The Caravan

Head in the Sand

“PAAJI, YOUR KIDS go to which school?”

I had been talking for about twenty minutes at the Barista in Chandigarh’s Sector 17 to a man who identified himself as Ranbir. I immediately understood the question to be a polite threat. Ranbir had earlier refused to come to my office at the Hindustan Times, where I then worked, and insisted on meeting at the café for the sake of his “anonymity as an informer.” He soon became more direct: “Our request is that you stop writing on illegal sand mining in Pathankot.” He was referring to what is broadly known as the mining mafia. He assured me that “they” would have “no objections” if I chose to continue writing about illegal sand mining in other places.

After the encounter with Ranbir, I went to the office of Sushminder Singh, the state geologist of Punjab. I was meeting Singh to inquire about the legal quarries for sand and gravel auctioned across the state. In the middle of this interview, two muscular men barged into the room and sat on either side of my chair. They began interrogating me about my work on the mining issue. The geologist, who seemed friendly with them, did nothing to remove them from his office or try and intervene to neutralise the situation.

By mid October in 2013, when these meetings took place, I had extensively reported on the illegal mining of the Sutlej, Beas and Ravi rivers, and the Shivalik hills adjoining Himachal Pradesh. That year, the Punjab and Haryana High Court had also constituted a special-investigation team with the express purpose of identifying the mining mafia assisting in the large-scale plunder.
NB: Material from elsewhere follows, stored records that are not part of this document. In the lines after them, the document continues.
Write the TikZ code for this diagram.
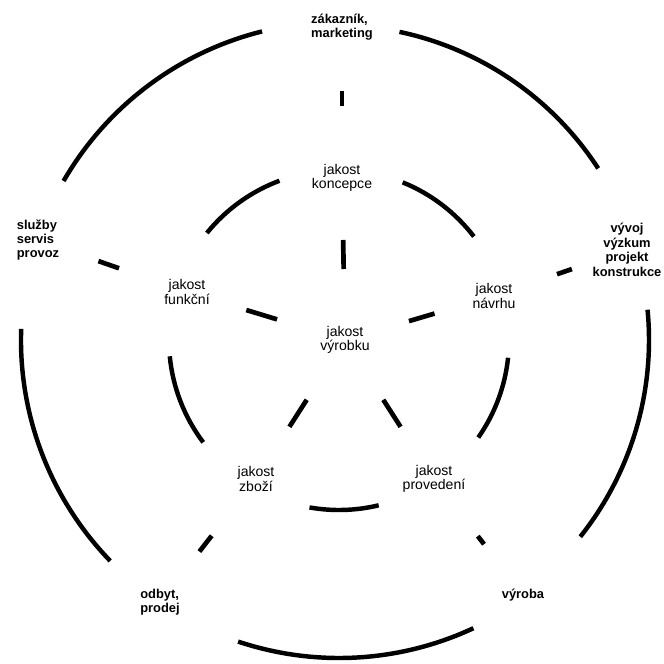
\documentclass[tikz,border=0pt]{standalone}
\usepackage{fontspec}
\setmainfont{Liberation Sans}
\begin{document}
\begin{tikzpicture}[
  x=0.03cm, y=0.03cm,
  inner/.style={align=center,inner sep=0pt,font=\fontsize{12}{12}\selectfont},
  outer/.style={align=left,inner sep=0pt,font=\fontsize{11}{12}\selectfont\bfseries},
  ring/.style={line width=3.8pt},
  inspoke/.style={line width=4pt,shorten <=2.13cm,shorten >=1.86cm},
  outspoke/.style={line width=4pt,shorten <=2.16cm,shorten >=1.92cm}
]
\useasboundingbox (-339,-324) rectangle (325,340);

\node[inner] (vyrobku) at (6,0) {jakost\\výrobku};
\node[inner] (koncepce) at (3,162) {jakost\\koncepce};
\node[inner] (funkcni) at (-152,48) {jakost\\funkční};
\node[inner] (navrhu) at (155,44) {jakost\\návrhu};
\node[inner] (zbozi) at (-83,-139) {jakost\\zboží};
\node[inner] (provedeni) at (95,-139) {jakost\\provedení};

\node[outer] (zakaznik) at (3,313) {zákazník,\\marketing};
\node[outer] (sluzby) at (-301,100) {služby\\servis\\provoz};
\node[outer,align=center,font=\fontsize{11}{12.5}\selectfont\bfseries] (vyvoj) at (288,90) {vývoj\\výzkum\\projekt\\konstrukce};
\node[outer] (odbyt) at (-179,-262) {odbyt,\\prodej};
\node[outer] (vyroba) at (184,-255) {výroba};

\draw[ring] (104:9.54cm) arc[start angle=104,end angle=150,radius=9.54cm];
\draw[ring] ([shift={(-5,0)}]33:9.45cm) arc[start angle=33,end angle=78,radius=9.45cm];
\draw[ring] ([shift={(-6,0)}]-38.5:9.48cm) arc[start angle=-38.5,end angle=5.5,radius=9.48cm];
\draw[ring] (-108.5:9.54cm) arc[start angle=-108.5,end angle=-65,radius=9.54cm];
\draw[ring] (178:9.54cm) arc[start angle=178,end angle=224,radius=9.54cm];

\draw[ring] (110.5:5.1cm) arc[start angle=110.5,end angle=141,radius=5.1cm];
\draw[ring] (37.5:5.1cm) arc[start angle=37.5,end angle=68,radius=5.1cm];
\draw[ring] (185.5:5.1cm) arc[start angle=185.5,end angle=217,radius=5.1cm];
\draw[ring] (-35:5.1cm) arc[start angle=-35,end angle=-6,radius=5.1cm];
\draw[ring] (-100:5.1cm) arc[start angle=-100,end angle=-76.5,radius=5.1cm];

\draw[inspoke] (vyrobku.center) -- (koncepce.center);
\draw[inspoke] (vyrobku.center) -- (funkcni.center);
\draw[inspoke,shorten <=2.0cm] (vyrobku.center) -- (navrhu.center);
\draw[inspoke] (vyrobku.center) -- (zbozi.center);
\draw[inspoke] (vyrobku.center) -- (provedeni.center);

\draw[outspoke] (koncepce.center) -- (zakaznik.center);
\draw[outspoke] (funkcni.center) -- (sluzby.center);
\draw[outspoke,shorten <=2.0cm,shorten >=1.75cm] (navrhu.center) -- (vyvoj.center);
\draw[outspoke] (zbozi.center) -- (odbyt.center);
\draw[outspoke] (provedeni.center) -- (vyroba.center);
\end{tikzpicture}
\end{document}
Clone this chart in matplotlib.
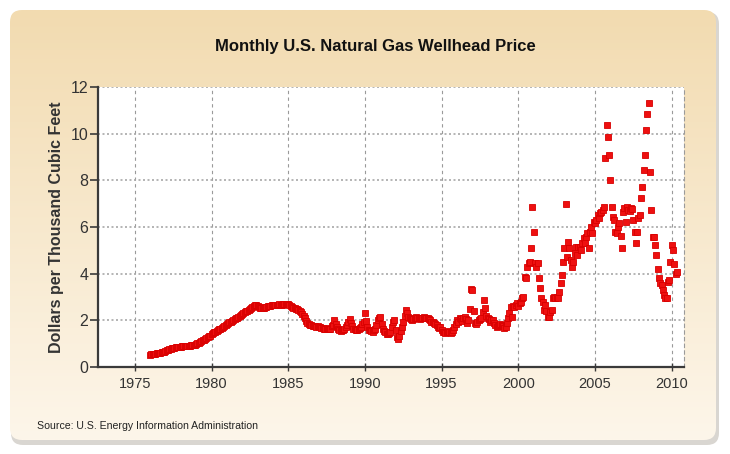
import numpy as np
import matplotlib
matplotlib.use("Agg")
import matplotlib.pyplot as plt
from matplotlib.patches import FancyBboxPatch

# monthly wellhead price, $ per thousand cubic feet, Jan 1976 onwards
prices_1970s = [
    [0.52, 0.54, 0.55, 0.55, 0.57, 0.58, 0.58, 0.60, 0.62, 0.63, 0.65, 0.66],
    [0.70, 0.73, 0.75, 0.78, 0.79, 0.80, 0.82, 0.83, 0.84, 0.85, 0.86, 0.86],
    [0.87, 0.88, 0.89, 0.89, 0.90, 0.91, 0.92, 0.92, 0.93, 0.94, 0.95, 0.96],
    [1.00, 1.03, 1.05, 1.08, 1.12, 1.14, 1.17, 1.20, 1.24, 1.28, 1.31, 1.35],
]
prices_1980s = [
    [1.40, 1.44, 1.48, 1.52, 1.55, 1.58, 1.62, 1.65, 1.68, 1.72, 1.76, 1.80],
    [1.84, 1.87, 1.91, 1.94, 1.98, 2.01, 2.05, 2.09, 2.12, 2.16, 2.19, 2.22],
    [2.26, 2.30, 2.34, 2.38, 2.42, 2.46, 2.50, 2.53, 2.57, 2.60, 2.64, 2.66],
    [2.62, 2.58, 2.55, 2.52, 2.53, 2.55, 2.56, 2.58, 2.60, 2.61, 2.63, 2.64],
    [2.65, 2.66, 2.66, 2.65, 2.67, 2.68, 2.67, 2.66, 2.68, 2.69, 2.70, 2.70],
    [2.69, 2.66, 2.62, 2.59, 2.55, 2.52, 2.50, 2.48, 2.45, 2.40, 2.35, 2.28],
    [2.18, 2.08, 1.98, 1.90, 1.84, 1.80, 1.78, 1.76, 1.75, 1.74, 1.73, 1.74],
    [1.72, 1.70, 1.68, 1.66, 1.64, 1.65, 1.67, 1.63, 1.62, 1.65, 1.75, 1.80],
    [2.00, 1.85, 1.70, 1.62, 1.58, 1.55, 1.57, 1.60, 1.63, 1.70, 1.82, 1.95],
    [2.05, 1.90, 1.75, 1.65, 1.62, 1.60, 1.58, 1.62, 1.66, 1.72, 1.85, 1.95],
]
prices_1990s = [
    [2.30, 1.98, 1.72, 1.60, 1.58, 1.55, 1.52, 1.58, 1.65, 1.80, 2.00, 2.10],
    [2.15, 1.85, 1.65, 1.55, 1.48, 1.42, 1.40, 1.45, 1.52, 1.70, 1.95, 2.00],
    [1.60, 1.28, 1.22, 1.35, 1.55, 1.70, 1.95, 2.20, 2.44, 2.30, 2.15, 2.10],
    [2.05, 2.00, 2.05, 2.10, 2.15, 2.12, 2.08, 2.05, 2.10, 2.12, 2.15, 2.10],
    [2.08, 2.10, 2.05, 2.00, 1.95, 1.92, 1.90, 1.85, 1.80, 1.72, 1.68, 1.70],
    [1.60, 1.52, 1.48, 1.45, 1.50, 1.55, 1.50, 1.45, 1.50, 1.58, 1.72, 1.85],
    [2.00, 1.95, 2.10, 2.05, 1.98, 2.10, 2.15, 2.05, 1.90, 2.00, 2.50, 3.35],
    [3.30, 2.40, 1.90, 1.85, 1.95, 2.00, 2.05, 2.10, 2.35, 2.87, 2.55, 2.20],
    [2.10, 2.05, 1.95, 2.00, 2.00, 1.90, 1.80, 1.73, 1.75, 1.80, 1.85, 1.80],
    [1.75, 1.66, 1.72, 1.90, 2.10, 2.30, 2.58, 2.16, 2.60, 2.58, 2.66, 2.73],
]
prices_2000s = [
    [2.60, 2.73, 2.80, 2.94, 3.00, 3.87, 3.80, 4.30, 4.45, 4.50, 5.08, 6.87],
    [5.80, 4.45, 4.30, 4.45, 3.80, 3.37, 2.94, 2.80, 2.45, 2.66, 2.40, 2.16],
    [2.16, 2.37, 2.44, 2.95, 3.00, 2.94, 3.00, 2.95, 3.20, 3.58, 3.94, 4.51],
    [5.10, 7.00, 4.72, 5.37, 5.08, 4.58, 4.30, 4.51, 4.87, 5.16, 4.80, 5.16],
    [5.16, 5.00, 5.30, 5.52, 5.30, 5.59, 5.75, 5.08, 5.80, 6.00, 5.73, 6.23],
    [6.16, 6.30, 6.52, 6.37, 6.59, 6.66, 6.73, 6.85, 8.94, 10.37, 9.87, 9.08],
    [8.00, 6.87, 6.44, 6.30, 5.80, 5.75, 6.00, 6.16, 5.60, 5.10, 6.66, 6.80],
    [6.20, 6.87, 6.73, 6.70, 6.80, 6.75, 6.30, 5.80, 5.30, 5.80, 6.37, 6.51],
    [7.23, 7.73, 8.44, 9.08, 10.16, 10.84, 11.33, 8.37, 6.73, 5.59, 5.59, 5.23],
    [4.80, 4.21, 3.80, 3.58, 3.51, 3.30, 3.08, 2.94, 2.94, 3.66, 3.73, 4.50],
]
prices_2010 = [5.23, 5.02, 4.43, 4.00, 4.08]

first_year = 1976
x_ticks = [1975, 1980, 1985, 1990, 1995, 2000, 2005, 2010]
y_ticks = [0, 2, 4, 6, 8, 10, 12]

title = "Monthly U.S. Natural Gas Wellhead Price"
y_label = "Dollars per Thousand Cubic Feet"
source = "Source: U.S. Energy Information Administration"

values = []
for row in prices_1970s + prices_1980s + prices_1990s + prices_2000s:
    values.extend(row)
values.extend(prices_2010)
values = np.array(values)
dates = first_year + np.arange(len(values)) / 12.0

font = ["Liberation Sans", "DejaVu Sans"]

W, H = 730, 454
fig = plt.figure(figsize=(W / 100, H / 100), dpi=100)
fig.patch.set_facecolor("white")

# beige gradient panel with rounded corners
bg = fig.add_axes([0, 0, 1, 1])
bg.axis("off")
top = np.array([242, 219, 176]) / 255
bot = np.array([253, 246, 234]) / 255
t = np.linspace(0, 1, 200)[:, None, None]
grad = np.repeat(top * (1 - t) + bot * t, 2, axis=1)
shadow = FancyBboxPatch((11, 12), W - 22, H - 21,
                        boxstyle="round,pad=0,rounding_size=12",
                        fc="#d9d6d1", ec="none", zorder=1)
bg.add_patch(shadow)
panel = FancyBboxPatch((10, 10), W - 24, H - 24,
                       boxstyle="round,pad=0,rounding_size=12",
                       fc="none", ec="none", zorder=1)
bg.add_patch(panel)
im = bg.imshow(grad, extent=[10, W - 14, H - 14, 10], aspect="auto", zorder=2)
im.set_clip_path(panel)
bg.set_xlim(0, W)
bg.set_ylim(H, 0)

ax = fig.add_axes([98 / W, 1 - 367 / H, (684 - 98) / W, (367 - 87) / H])
ax.set_facecolor("white")
ax.plot(dates, values, ls="none", marker="s", ms=4.5,
        color="#ee1010", mec="#d80000", mew=0.6, zorder=3)

ax.set_xlim(1972.6, 2010.8)
ax.set_ylim(0, 12)
ax.set_xticks(x_ticks)
ax.set_yticks(y_ticks)
ax.grid(axis="x", color="#9a9a9a", ls=(0, (3, 3)), lw=0.8)
ax.grid(axis="y", color="#a8a8a8", ls=(0, (1.2, 1.5)), lw=1.2)

for s in ["left", "bottom"]:
    ax.spines[s].set_color("#3a3a3a")
    ax.spines[s].set_linewidth(1.6)
ax.spines["top"].set_visible(False)
ax.spines["right"].set_color("#9a9a9a")
ax.spines["right"].set_linestyle((0, (3, 3)))
ax.spines["right"].set_linewidth(0.8)

ax.tick_params(axis="y", length=6, width=1.2, color="#3a3a3a", pad=1,
               labelsize=11.5, labelcolor="#333333")
ax.tick_params(axis="x", direction="inout", length=6, width=1.0,
               color="#3a3a3a", pad=4, labelsize=10.5, labelcolor="#333333")
for lab in ax.get_xticklabels() + ax.get_yticklabels():
    lab.set_family(font)

ax.set_ylabel(y_label, fontsize=11.5, fontweight="bold", color="#333333",
              family=font, labelpad=5)

fig.text(375 / W, 1 - 47 / H, title, ha="center", va="center",
         fontsize=12, fontweight="bold", color="#111111", family=font)
fig.text(37 / W, 1 - 426 / H, source, ha="left", va="center",
         fontsize=7.6, color="#222222", family=font)

fig.savefig("out.png", dpi=100)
Threats and intimidation come with the territory, but sometimes there are fatal consequences. The query about my kids’ school had put me on alert.

One of my colleagues, Jasdeep Singh Malhotra, had died “an accidental death” a month before. The fatal incident took place just a day after his story on extortion—known as “royalty” or “goonda tax”—in Pathankot’s mining business made it to the front page of the Hindustan Times. Malhotra had reported that although mining had been banned in the district since July that year, the mafia had somehow managed to collect tax up to ₹ 20 lakh per day. The next day, a lorry reportedly hit the vehicle he was travelling in on the Pathankot–Jalandhar highway. He was on his way to do a follow-up story. He had hitched a ride with a senior police official from Pathankot. The senior superintendent, who also sustained a spinal injury, described the incident as nothing more than a road accident. But it had unnerved us all.

I continued my coverage of illegal excavations on the bed of the Ravi river—which runs through Pathankot, zigzagging the India–Pakistan border—a week after Malhotra’s death, when the high court served a suo motu notice to the state government to look into the matter. The state was meant to, among other things, launch an investigation to identify who exactly was part of the mafia on the ground. In the six ensuing years, not a single person connected to the mafia has been named, the political patronage illegal mining enjoys has not been called out and the multi-crore business continues unabated without proper regulations.

SAND AND GRAVEL are the literal foundations upon which economies are built. They are used in glass and asphalt, and are the main component in making cement and concrete. In a fast-urbanising country such as India, with a booming construction sector, the demand for sand and gravel is only set to increase. According to a, the construction business had an output growth of 8.8 percent since 2017, and will increase at an annual average rate of 6.4 percent until 2023. The government’s investment in housing schemes and infrastructure development will fuel this growth.